Gates menekankan bahwa upaya penanggulangan perubahan iklim harus difokuskan pada inovasi, adaptasi, dan peningkatan kesejahteraan manusia, ketimbang serta-merta mengumbar retorika 'kiamat'.
"Belum terlambat untuk mengadopsi pandangan berbeda dan menyesuaikan strategi baru untuk menghadapi perubahan iklim," ia menuliskan.
"Tujuan utama kita seharusnya untuk meningkatkan kualitas hidup, bukan menempuh target emisi jangka pendek yang tidak realistis," Gates menambahkan.
Komentar Gates muncul menjelang konferensi iklim global COP30 di Brasil. Dalam ajang tersebut, para pemimpin dunia diprediksi akan fokus pada adaptasi dan inovasi menanggapi perubahan iklim.
Sementara itu, Trump selama ini berulang kali mengkritik 'Kesepakatan Paris' dan komunitas iklim dunia, karena dinilai berdampak buruk pada pertumbuhan ekonomi dan industri AS.
Trump sudah lama menjadi sosok yang skeptis terhadap isu lingkungan. Bahkan, ia menyebut isu perubahan iklim sebagai penipuan terbesar.
Sejak dilantik kembali sebagai Presiden AS untuk masa jabatan kedua, Trump sudah membatalkan banyak kebijakan hijau dari pemerintahan sebelumnya.
Diplomasi HijauPada COP30 di Brasil, Indonesia menunjukkan partisipasi dana signifikan dengan berkomitmen US$1 miliar (sekitar Rp16,8 triliun) untuk dana konservasi hutan Tropical Forest Forever Facility (TFFF), setara dengan kontribusi Brasil, sebagai bagian dari upaya pendanaan iklim, memperkuat diplomasi hijau, dan menunjukkan kepemimpinan dalam implementasi solusi iklim melalui mekanisme seperti nilai ekonomi karbon (NEK) dan results-based payments (RBP).
Indonesia menyumbang USD 1 miliar untuk TFFF, sebuah inisiatif baru untuk pendanaan permanen bagi negara tropis yang melestarikan hutan, sejajar dengan komitmen Brasil.
Dana ini ditujukan untuk memperkuat pembiayaan berbasis hasil (RBP) dan memastikan keadilan melalui pembagian manfaat bagi masyarakat lokal dan adat, didukung oleh kebijakan NEK nasional untuk menarik sektor swasta.
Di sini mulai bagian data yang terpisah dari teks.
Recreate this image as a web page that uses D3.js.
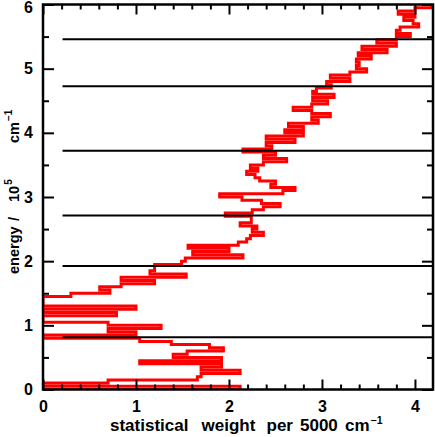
<!DOCTYPE html>
<html><head><meta charset="utf-8">
<script src="https://cdn.jsdelivr.net/npm/d3@7"></script>
<style>
html,body{margin:0;padding:0;background:#fff;}
text{font-family:"Liberation Sans",Arial,sans-serif;fill:#000;}
</style></head>
<body>
<svg id="chart" width="435" height="437"></svg>
<script>
// energy bins: 0.05 x 10^5 cm^-1 wide, starting at 0
const binWidth = 0.05;
const weights = [
  2.12, 0.00, 0.70, 1.66, 1.70, 2.12, 1.70, 1.92, 1.04, 1.92,
  1.40, 1.55, 1.94, 1.79, 1.38, 1.04, 0.00, 1.00, 0.70, 1.27,
  0.70, 0.00, 0.00, 0.79, 0.00, 1.00, 0.00, 0.00, 0.00, 0.30,
  0.72, 0.61, 0.84, 1.20, 0.84, 1.54, 1.15, 1.20, 1.20, 1.49,
  1.53, 2.15, 1.61, 2.00, 1.56, 2.10, 2.19, 2.23, 2.37, 2.25,
  2.30, 2.12, 2.24, 2.24, 1.96, 2.25, 2.37, 2.55, 2.35, 2.14,
  1.90, 2.58, 2.71, 2.45, 2.50, 2.33, 2.28, 2.19, 2.31, 2.23,
  2.37, 2.62, 2.37, 2.50, 2.15, 2.46, 2.40, 2.71, 2.40, 2.80,
  2.60, 2.80, 2.64, 2.96, 2.89, 3.09, 2.89, 2.69, 2.89, 3.06,
  2.90, 3.13, 2.90, 2.94, 3.10, 3.05, 3.30, 3.09, 3.30, 3.48,
  3.37, 3.40, 3.37, 3.53, 3.39, 3.70, 3.43, 3.80, 3.59, 3.80,
  3.95, 3.80, 3.84, 4.04, 3.98, 3.88, 4.00, 3.82, 4.00, 4.18
];
// reference energy levels (horizontal black lines)
const levels = [0.815, 1.925, 2.71, 3.72, 4.725, 5.46];
const levelStart = 0.21;
const xTicks = [0, 1, 2, 3, 4];
const yTicks = [0, 1, 2, 3, 4, 5, 6];
const xDomain = [0, 4.194];
const yDomain = [0, 6];
const xTitleWords = ["statistical", "weight", "per", "5000", "cm"];
const yTitleWords = ["energy", "/", "10", "cm"];

const svg = d3.select("#chart");
const L = 43, R = 433, T = 4.5, B = 389.5;
const x = d3.scaleLinear().domain(xDomain).range([L, R]);
const y = d3.scaleLinear().domain(yDomain).range([B, T]);

svg.append("defs").append("clipPath").attr("id","clip")
  .append("rect").attr("x",L).attr("y",T).attr("width",R-L).attr("height",B-T);

// step path
const pts = [{v:0,e:0}];
weights.forEach((w,i)=>{ pts.push({v:w,e:i*binWidth}); pts.push({v:w,e:(i+1)*binWidth}); });
const line = d3.line().x(d=>x(d.v)).y(d=>y(d.e));
svg.append("path").attr("d",line(pts)).attr("clip-path","url(#clip)")
  .attr("fill","none").attr("stroke","#ff0000").attr("stroke-width",3).attr("stroke-linejoin","miter");

// level lines
svg.selectAll("line.lvl").data(levels).join("line").attr("class","lvl")
  .attr("x1",x(levelStart)).attr("x2",R).attr("y1",d=>y(d)).attr("y2",d=>y(d))
  .attr("stroke","#000").attr("stroke-width",2);

// axes
function styleAxis(g){ g.select(".domain").remove(); g.selectAll(".tick line").attr("stroke","#000").attr("stroke-width",2); }
const xMinor = d3.range(0, 4.2, 0.2).filter(v=>Math.abs(v-Math.round(v))>1e-6);
const yMinor = [0.5,1.5,2.5,3.5,4.5,5.5];

svg.append("g").attr("transform",`translate(0,${B})`)
  .call(d3.axisBottom(x).tickValues(xTicks).tickSizeInner(-10).tickSizeOuter(0).tickPadding(11).tickFormat(d3.format("d")))
  .call(styleAxis).call(g=>g.selectAll("text").attr("font-size",16).attr("font-weight","bold").attr("fill","#000"));
svg.append("g").attr("transform",`translate(0,${B})`)
  .call(d3.axisBottom(x).tickValues(xMinor).tickSizeInner(-5).tickSizeOuter(0).tickFormat(""))
  .call(styleAxis);
svg.append("g").attr("transform",`translate(0,${T})`)
  .call(d3.axisTop(x).tickValues(xTicks).tickSizeInner(-10).tickSizeOuter(0).tickFormat(""))
  .call(styleAxis);
svg.append("g").attr("transform",`translate(0,${T})`)
  .call(d3.axisTop(x).tickValues(xMinor).tickSizeInner(-5).tickSizeOuter(0).tickFormat(""))
  .call(styleAxis);
svg.append("g").attr("transform",`translate(${L},0)`)
  .call(d3.axisLeft(y).tickValues(yTicks).tickSizeInner(-11).tickSizeOuter(0).tickPadding(10).tickFormat(d3.format("d")))
  .call(styleAxis).call(g=>g.selectAll("text").attr("font-size",16).attr("font-weight","bold").attr("fill","#000")
     .attr("dy",d=>d===6?"0.5em":"0.32em"));
svg.append("g").attr("transform",`translate(${L},0)`)
  .call(d3.axisLeft(y).tickValues(yMinor).tickSizeInner(-6).tickSizeOuter(0).tickFormat(""))
  .call(styleAxis);
svg.append("g").attr("transform",`translate(${R},0)`)
  .call(d3.axisRight(y).tickValues(yTicks).tickSizeInner(-11).tickSizeOuter(0).tickFormat(""))
  .call(styleAxis);
svg.append("g").attr("transform",`translate(${R},0)`)
  .call(d3.axisRight(y).tickValues(yMinor).tickSizeInner(-6).tickSizeOuter(0).tickFormat(""))
  .call(styleAxis);

// frame
svg.append("rect").attr("x",L).attr("y",T).attr("width",R-L).attr("height",B-T)
  .attr("fill","none").attr("stroke","#000").attr("stroke-width",2.5);

// x title
const xt = svg.append("text").attr("y",431).attr("font-size",17).attr("font-weight","bold");
const xPos = [110, 201.5, 266.5, 300, 345];
xTitleWords.forEach((w,i)=>xt.append("tspan").attr("x",xPos[i]).text(w));
xt.append("tspan").attr("dy",-7).attr("dx",1).attr("font-size",10.5).text("\u22121");

// y title (rotated)
const yt = svg.append("text").attr("transform","translate(19,274) rotate(-90)").attr("font-size",14.5).attr("font-weight","bold");
const yPos = [0, 53, 72, 131];
yt.append("tspan").attr("x",yPos[0]).text(yTitleWords[0]);
yt.append("tspan").attr("x",yPos[1]).text(yTitleWords[1]);
yt.append("tspan").attr("x",yPos[2]).text(yTitleWords[2]);
yt.append("tspan").attr("dy",-7).attr("dx",1).attr("font-size",10).text("5");
yt.append("tspan").attr("x",yPos[3]).attr("dy",7).text(yTitleWords[3]);
yt.append("tspan").attr("dy",-7).attr("dx",1).attr("font-size",10).text("\u22121");
</script>
</body></html>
Menjadi etalase diplomasi hijau, menampilkan inovasi energi bersih, diplomasi bilateral, dan kerja sama transfer teknologi rendah emisi.
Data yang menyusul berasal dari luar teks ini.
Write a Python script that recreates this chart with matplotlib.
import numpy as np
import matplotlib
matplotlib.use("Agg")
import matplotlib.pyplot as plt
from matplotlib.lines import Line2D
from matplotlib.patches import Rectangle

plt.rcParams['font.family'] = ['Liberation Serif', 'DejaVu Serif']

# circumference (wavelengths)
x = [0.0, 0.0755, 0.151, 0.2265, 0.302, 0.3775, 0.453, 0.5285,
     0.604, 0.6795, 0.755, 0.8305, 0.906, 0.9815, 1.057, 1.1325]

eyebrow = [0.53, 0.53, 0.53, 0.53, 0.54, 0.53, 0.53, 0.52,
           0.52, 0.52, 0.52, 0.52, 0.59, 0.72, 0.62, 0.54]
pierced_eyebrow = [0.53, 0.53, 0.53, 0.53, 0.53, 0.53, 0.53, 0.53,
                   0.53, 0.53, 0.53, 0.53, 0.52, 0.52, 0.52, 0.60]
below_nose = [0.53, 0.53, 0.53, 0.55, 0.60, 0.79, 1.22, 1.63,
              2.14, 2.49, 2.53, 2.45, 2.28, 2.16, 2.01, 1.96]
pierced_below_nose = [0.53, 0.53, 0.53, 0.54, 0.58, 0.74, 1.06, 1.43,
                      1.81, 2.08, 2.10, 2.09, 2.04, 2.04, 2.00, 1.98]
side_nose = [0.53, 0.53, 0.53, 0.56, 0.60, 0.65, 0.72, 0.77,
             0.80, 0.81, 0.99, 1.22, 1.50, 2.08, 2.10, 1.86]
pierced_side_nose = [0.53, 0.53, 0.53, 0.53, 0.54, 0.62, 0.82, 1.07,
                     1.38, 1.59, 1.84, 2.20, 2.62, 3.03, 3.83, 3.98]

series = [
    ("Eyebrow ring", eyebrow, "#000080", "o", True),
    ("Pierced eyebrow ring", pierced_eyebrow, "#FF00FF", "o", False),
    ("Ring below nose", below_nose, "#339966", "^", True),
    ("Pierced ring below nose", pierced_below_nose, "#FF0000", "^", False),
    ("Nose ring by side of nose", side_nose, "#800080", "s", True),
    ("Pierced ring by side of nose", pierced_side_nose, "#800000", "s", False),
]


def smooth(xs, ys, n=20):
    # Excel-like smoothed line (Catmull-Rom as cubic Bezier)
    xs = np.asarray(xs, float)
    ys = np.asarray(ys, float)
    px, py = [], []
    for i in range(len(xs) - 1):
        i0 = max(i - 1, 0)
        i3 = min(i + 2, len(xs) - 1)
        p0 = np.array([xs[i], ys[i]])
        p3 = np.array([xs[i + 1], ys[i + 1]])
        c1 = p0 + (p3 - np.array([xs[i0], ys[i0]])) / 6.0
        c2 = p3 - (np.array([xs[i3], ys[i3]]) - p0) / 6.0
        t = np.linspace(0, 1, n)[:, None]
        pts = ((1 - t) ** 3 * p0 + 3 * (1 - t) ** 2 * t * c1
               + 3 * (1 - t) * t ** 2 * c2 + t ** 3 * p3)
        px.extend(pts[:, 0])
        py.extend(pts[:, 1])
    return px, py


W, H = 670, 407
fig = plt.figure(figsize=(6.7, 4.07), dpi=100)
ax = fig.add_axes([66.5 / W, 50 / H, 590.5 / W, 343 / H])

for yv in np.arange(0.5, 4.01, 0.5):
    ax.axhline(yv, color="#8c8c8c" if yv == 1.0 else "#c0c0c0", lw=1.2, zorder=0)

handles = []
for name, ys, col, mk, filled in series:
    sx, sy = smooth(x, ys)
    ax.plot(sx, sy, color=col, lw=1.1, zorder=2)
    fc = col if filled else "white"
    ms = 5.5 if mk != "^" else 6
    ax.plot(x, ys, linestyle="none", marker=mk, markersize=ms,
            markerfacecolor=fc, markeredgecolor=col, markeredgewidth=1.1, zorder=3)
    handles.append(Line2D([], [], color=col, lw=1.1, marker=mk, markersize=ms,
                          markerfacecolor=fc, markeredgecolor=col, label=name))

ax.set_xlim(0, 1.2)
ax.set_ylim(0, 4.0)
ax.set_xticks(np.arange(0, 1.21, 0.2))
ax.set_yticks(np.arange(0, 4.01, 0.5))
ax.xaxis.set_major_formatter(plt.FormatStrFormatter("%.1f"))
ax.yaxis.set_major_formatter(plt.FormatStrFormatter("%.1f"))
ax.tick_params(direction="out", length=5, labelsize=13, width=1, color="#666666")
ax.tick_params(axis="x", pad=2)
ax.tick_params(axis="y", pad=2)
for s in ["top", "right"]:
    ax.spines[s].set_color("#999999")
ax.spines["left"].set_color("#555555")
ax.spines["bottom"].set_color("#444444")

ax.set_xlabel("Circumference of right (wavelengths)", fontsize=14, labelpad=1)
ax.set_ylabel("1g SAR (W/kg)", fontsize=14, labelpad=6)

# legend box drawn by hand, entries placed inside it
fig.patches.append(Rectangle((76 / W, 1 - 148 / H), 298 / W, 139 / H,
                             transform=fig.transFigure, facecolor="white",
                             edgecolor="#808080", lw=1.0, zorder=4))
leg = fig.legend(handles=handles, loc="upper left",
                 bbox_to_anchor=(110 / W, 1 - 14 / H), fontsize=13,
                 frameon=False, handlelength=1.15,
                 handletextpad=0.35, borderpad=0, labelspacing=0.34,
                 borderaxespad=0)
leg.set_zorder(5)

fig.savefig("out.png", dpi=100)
Indonesia memposisikan diri sebagai pemimpin dalam tata kelola hutan dan pembiayaan iklim, mendorong kolaborasi global menuju aksi iklim nyata.
Indonesia diakui memiliki tata kelola yang baik untuk pasar karbon global, sejalan dengan inisiatif Belém Political Package.
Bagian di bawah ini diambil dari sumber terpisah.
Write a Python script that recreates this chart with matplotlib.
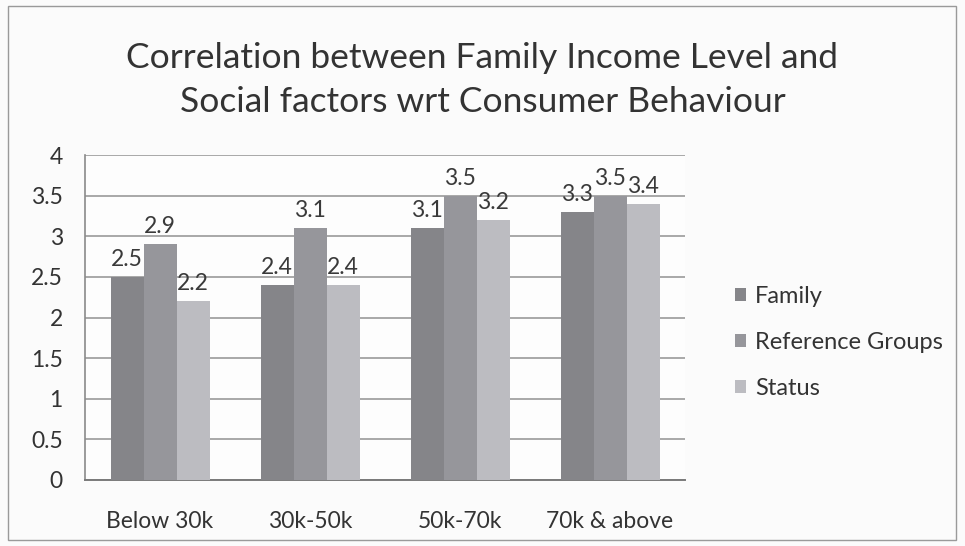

Komitmen ini merupakan kelanjutan dari kepemimpinan strategis Indonesia dalam isu iklim, yang diperkuat melalui kemitraan dengan Brasil menjelang COP30.
Organisasi seperti Greenpeace menyoroti pentingnya memastikan 20 persen dana TFFF dialokasikan untuk Masyarakat Adat dan mendorong komitmen deforestasi yang lebih kuat dari Indonesia.
Ada Kiamat di Sumatera
Tak lama berselang dari COP 30, bencana menerpa Pulau Sumatera, Aceh, Sumut, Sumbar, lebih dari 1.000 orang meninggal, dan lebih dari 500.000 rakyat mengungsi.
Bencana di akhir November 2025, menggambarkan betapa parahnya 'keserakahan manusia', 'kekuasaan tanpa pengawasan' dan 'kemiskinan'.
Tercermin dalam hujan, badai bibit siklon selama tiga hari, kemudian bercampur dalam lautan lumpur, air bah dan ribuan balok kayu hasil pembalakan.
Pemerintah berencana menyiapkan Rp60 triliun, untuk memperbaiki sarana. Saatnya bumi segera harus dirawat bersama oleh manusia.
Sumatera bagaikan sebuah kiamat. Ini bukan sebuah retorika atau hoax, juga bukan diplomasi. Sumatera harus "dihijaukan" kembali dengan reboisasi masif.
Sebuah pepatah Brasil, “Um rio é feito de muitas gotas” -- sungai besar terbentuk dari banyak tetes air.
Begitu pula masa depan planet ini, dibangun dari langkah-langkah kecil yang dilakukan bersama.